Bilirkişi raporunda binanın yıkılma sebeplerine ilişkin teknik değerlendirmeler ve sanıkların sorumluluk durumları yukarıdaki şekilde tespit edilmiştir. Sanıkların işledikleri suçun hukuki nitelemesinin yapılmasında bu bulgular esas olacaktır. Özellikle yapı ruhsatı ve yapı kullanım belgesinin,  sanıkların kusurları ile binanın yıkılma sebepleri arasındaki sebep sonuç ilişkisi bakımından taşıdığı önem çok barizidir.
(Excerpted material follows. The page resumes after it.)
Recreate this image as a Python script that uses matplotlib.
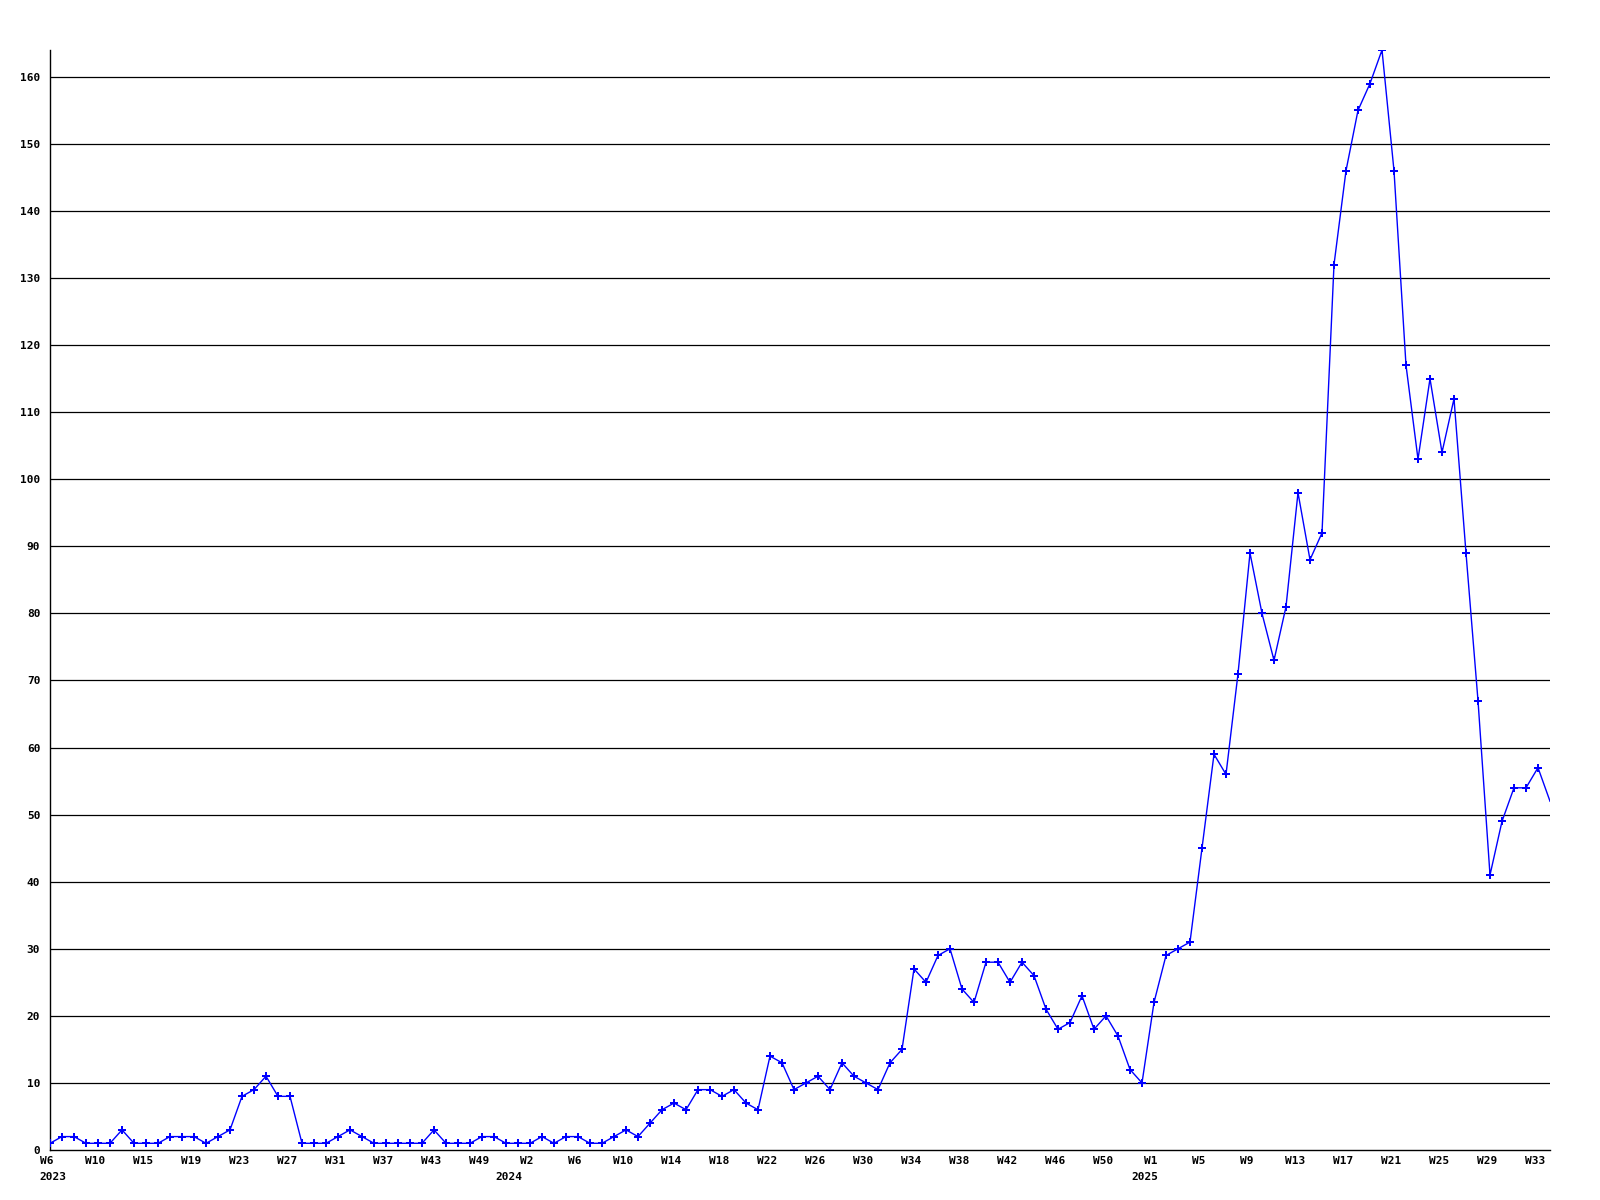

Sanıklar ve Belediyedeki kamu görevlileri normal koşullarda otel olarak inşaası tamamlanamayacak ve hizmete açılamayacak bir binayı, hile ve sahtekarlık teşkil edecek şekilde ruhsatlandırmış ve kamunun kullanımına açmıştır.

Yukarıdaki olguları değerlendiren hukukçularımız ve danışman ceza hukuku uzmanları “sanığın eyleminin sonucunda ciddi bir zarar oluşabileceğini öngörmesi ve bu olasılığı kabul etmesine rağmen eylemi gerçekleştirmesi durumu” olarak tanımlanan olası kast ile ölüme sebebiyet verme suçunun unsurlarının oluştuğu kanaatine varmışlardır.